Most people will agree that we have degenerated into a world of instant gratification. Almost everything we desire can be had in an instant.

If you want to be entertained, simply press your TV remote or play music on your iPod. If you're feeling hungry, just pop a pre-packed food into the microwave or call a fast food delivery.

It's great to have everything on a whim. It makes life easier and more fun. But in the world of finance, this so-called culture of convenience has some downsides.

More often, consumers take the quick and easy route in satisfying themselves. If they want the latest tablet and their bank account is running low, they simply swipe their credit card. So now we see a lot of people who flaunt their house and lot, expensive home appliances and glitzy cars that are technically owned by the bank.
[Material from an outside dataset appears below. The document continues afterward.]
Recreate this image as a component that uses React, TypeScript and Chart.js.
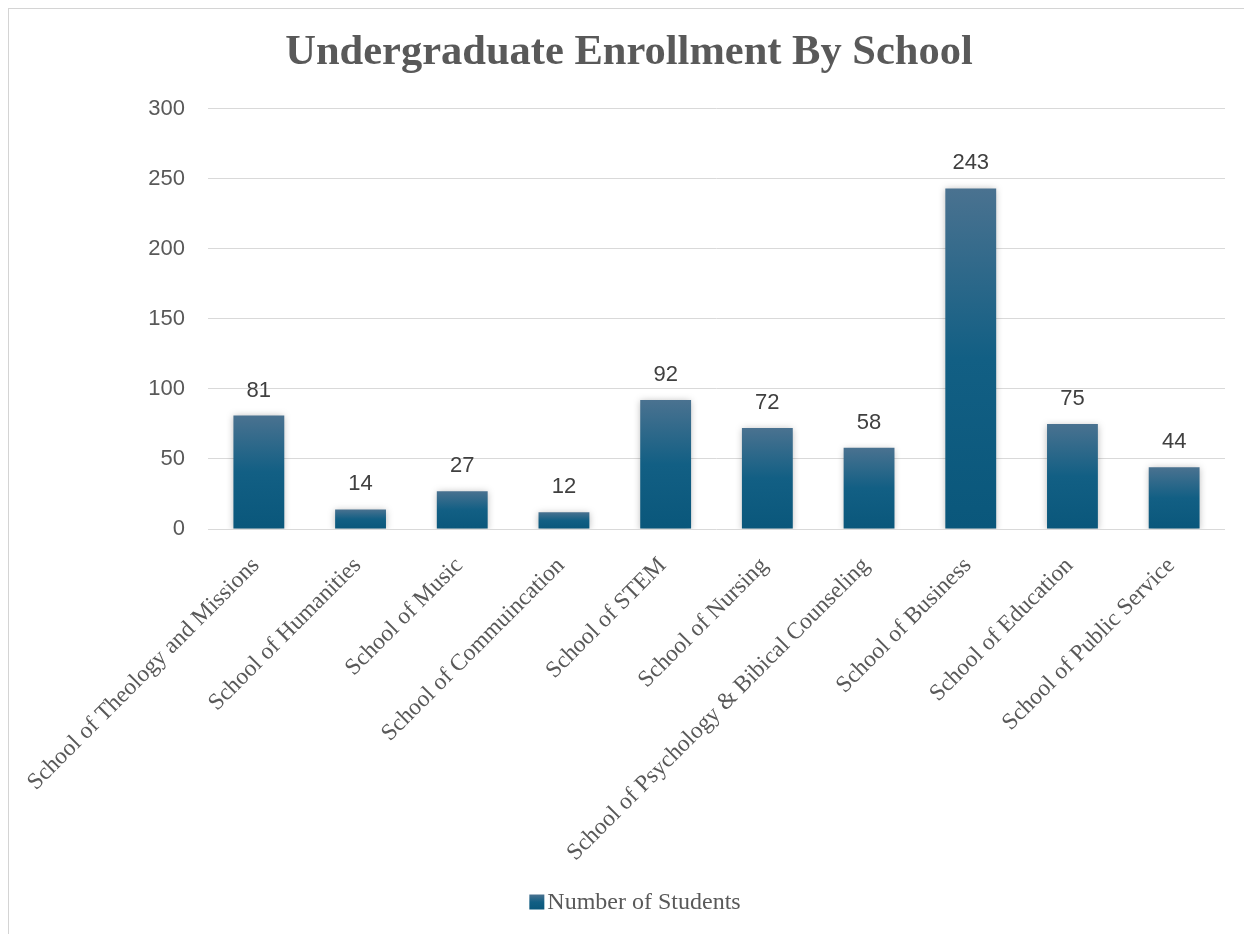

The landmark marshmallow and cookie tests conducted several years ago in the US have imparted some valuable lessons about how instant gratification can affect our finances.

In the late 1960s and early 1970s, Stanford professor Walter Mischel put some pre-school children to a test, using marshmallows and cookies. Each child was left alone in a room with a mouth-watering marshmallow or a delicious cookie.

Struggle to resist

They were told that if they could hold off on the temptation to eat for several minutes, they would get one more. Some of the kids struggled hard to resist, while the others gobbled up the enticing confection even before the time was up.
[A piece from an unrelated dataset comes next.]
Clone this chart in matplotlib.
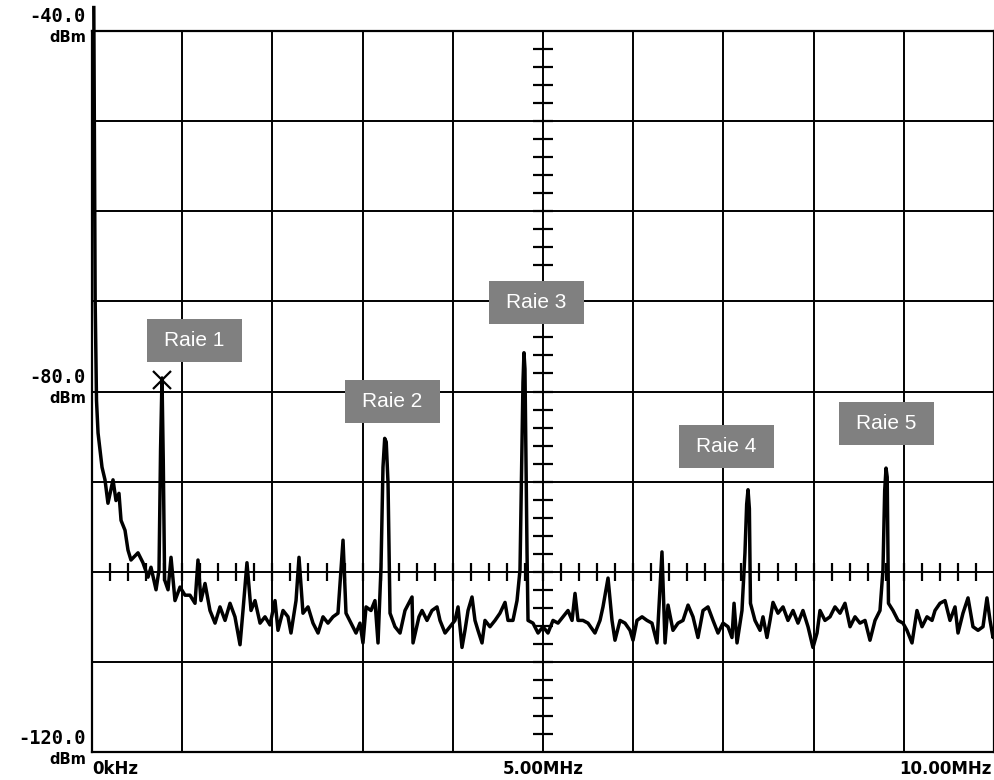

A follow-up study revealed that the children's ability to delay gratification or lack thereof correlates significantly with their academic performance and success later in life.

Many years after the tests were conducted, Mischel and his colleagues revisited the same children and found that those who patiently waited for the treat fared better than the marshmallow or cookie grabbers. They grew up to be optimistic, self-motivated and had the ability to wait for pleasure in order to pursue long-term goals.
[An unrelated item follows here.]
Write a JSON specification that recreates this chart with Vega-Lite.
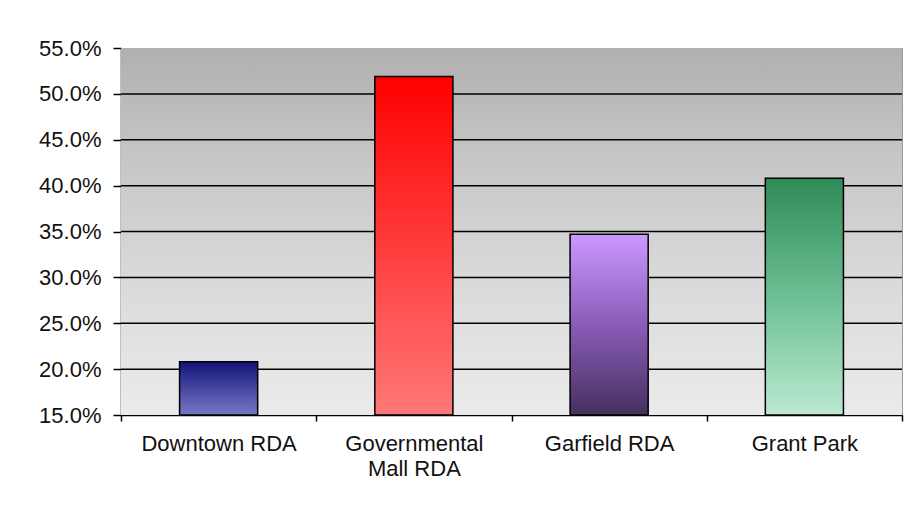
{
  "$schema": "https://vega.github.io/schema/vega-lite/v6.json",
  "width": 781,
  "height": 367,
  "autosize": {"type": "none"},
  "padding": {"left": 121, "top": 48, "right": 5, "bottom": 96},
  "background": "white",
  "config": {
    "view": {"stroke": "#9a9a9a", "strokeWidth": 1},
    "axis": {
      "labelFont": "Liberation Sans",
      "labelFontSize": 22,
      "labelColor": "#111111",
      "domainColor": "#000000",
      "domainWidth": 1.5,
      "tickColor": "#000000",
      "tickWidth": 1.5,
      "grid": false,
      "title": null
    }
  },
  "data": {
    "values": [
      {"area": "Downtown RDA", "pct": 0.208},
      {"area": "Governmental Mall RDA", "pct": 0.519},
      {"area": "Garfield RDA", "pct": 0.347},
      {"area": "Grant Park", "pct": 0.408}
    ]
  },
  "encoding": {
    "x": {
      "field": "area",
      "type": "nominal",
      "sort": null,
      "scale": {"domain": ["Downtown RDA", "Governmental Mall RDA", "Garfield RDA", "Grant Park"], "paddingInner": 0, "paddingOuter": 0},
      "axis": {
        "labelAngle": 0,
        "tickBand": "extent",
        "tickSize": 6,
        "labelPadding": 12,
        "labelLineHeight": 25,
        "labelExpr": "datum.value == 'Governmental Mall RDA' ? ['Governmental', 'Mall RDA'] : datum.value"
      }
    }
  },
  "layer": [
    {
      "data": {"values": [{"bg": 1}]},
      "mark": {
        "type": "rect",
        "fill": {
          "gradient": "linear",
          "x1": 0, "y1": 0, "x2": 0, "y2": 1,
          "stops": [
            {"offset": 0, "color": "#b0b0b0"},
            {"offset": 0.3, "color": "#c6c6c6"},
            {"offset": 0.6, "color": "#d8d8d8"},
            {"offset": 1, "color": "#ebebeb"}
          ]
        }
      },
      "encoding": {"x": null}
    },
    {
      "data": {"values": [{"g": 0.2}, {"g": 0.25}, {"g": 0.3}, {"g": 0.35}, {"g": 0.4}, {"g": 0.45}, {"g": 0.5}]},
      "mark": {"type": "rule", "color": "#000000", "strokeWidth": 1.5},
      "encoding": {
        "x": null,
        "y": {"field": "g", "type": "quantitative", "scale": {"domain": [0.15, 0.55], "nice": false, "zero": false}}
      }
    },
    {
      "transform": [{"filter": "datum.area == 'Downtown RDA'"}],
      "mark": {
        "type": "bar", "width": {"band": 0.4}, "stroke": "#000000", "strokeWidth": 1.5,
        "fill": {"gradient": "linear", "x1": 0, "y1": 0, "x2": 0, "y2": 1,
          "stops": [{"offset": 0, "color": "#14147a"}, {"offset": 1, "color": "#7878c8"}]}
      },
      "encoding": {
        "y": {"field": "pct", "type": "quantitative"},
        "y2": {"datum": 0.15}
      }
    },
    {
      "transform": [{"filter": "datum.area == 'Governmental Mall RDA'"}],
      "mark": {
        "type": "bar", "width": {"band": 0.4}, "stroke": "#000000", "strokeWidth": 1.5,
        "fill": {"gradient": "linear", "x1": 0, "y1": 0, "x2": 0, "y2": 1,
          "stops": [{"offset": 0, "color": "#ff0000"}, {"offset": 1, "color": "#ff7878"}]}
      },
      "encoding": {
        "y": {"field": "pct", "type": "quantitative"},
        "y2": {"datum": 0.15}
      }
    },
    {
      "transform": [{"filter": "datum.area == 'Garfield RDA'"}],
      "mark": {
        "type": "bar", "width": {"band": 0.4}, "stroke": "#000000", "strokeWidth": 1.5,
        "fill": {"gradient": "linear", "x1": 0, "y1": 0, "x2": 0, "y2": 1,
          "stops": [{"offset": 0, "color": "#cc99ff"}, {"offset": 0.5, "color": "#8a5cb8"}, {"offset": 1, "color": "#46305e"}]}
      },
      "encoding": {
        "y": {"field": "pct", "type": "quantitative"},
        "y2": {"datum": 0.15}
      }
    },
    {
      "transform": [{"filter": "datum.area == 'Grant Park'"}],
      "mark": {
        "type": "bar", "width": {"band": 0.4}, "stroke": "#000000", "strokeWidth": 1.5,
        "fill": {"gradient": "linear", "x1": 0, "y1": 0, "x2": 0, "y2": 1,
          "stops": [{"offset": 0, "color": "#2e8b57"}, {"offset": 0.5, "color": "#6cbf94"}, {"offset": 1, "color": "#bce8d0"}]}
      },
      "encoding": {
        "y": {
          "field": "pct", "type": "quantitative",
          "axis": {"format": ".1%", "values": [0.15, 0.2, 0.25, 0.3, 0.35, 0.4, 0.45, 0.5, 0.55], "tickSize": 8, "labelPadding": 12}
        },
        "y2": {"datum": 0.15}
      }
    }
  ]
}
The results of the follow-up study, released only last year, indicated that the impatient ones lacked self-control and suffered low self-esteem. They also often had lower scores in the standardised test for college admission.

Willpower test

This test of willpower clearly shows that people's natural tendencies to either wait or succumb to instant gratification are likely to continue into adulthood. It doesn't mean, however, that if you were impatient when you were small, you're doomed to a bad life.

There are several lessons from the marshmallow and cookie tests that we can apply into the way we manage our finances.

• The children who waited patiently ended up enjoying two marshmallows or cookies, while those who did not exercise self-control forfeited the promised reward. In the age of consumerism, it's very easy to fall into the temptation of buying all the things you want today. Instead of spending your money now, invest it wisely. The longer you wait for it to grow, the more rewards you will reap.

• Resisting the urge to eat the delectable treat was a difficult battle for the kids. Some of them started kicking the table or covering their eyes with their hands. Staring miserably at the marshmallow won't help, so if you don't want to get tempted, stay away. Stop thinking about the gadget your friends have been crazy about or take a distance from your buddies who love to show off their money. Start a new hobby, read a book or learn a new skill to keep yourself busy.

• The impatient kids who got only one treat were obviously not as happy as the ones who earned their reward. Don't grab that pair of designer shoes right away. Wait until you have enough cash to pay for it. You'll appreciate the reward of not having to worry about repaying your credit card bill.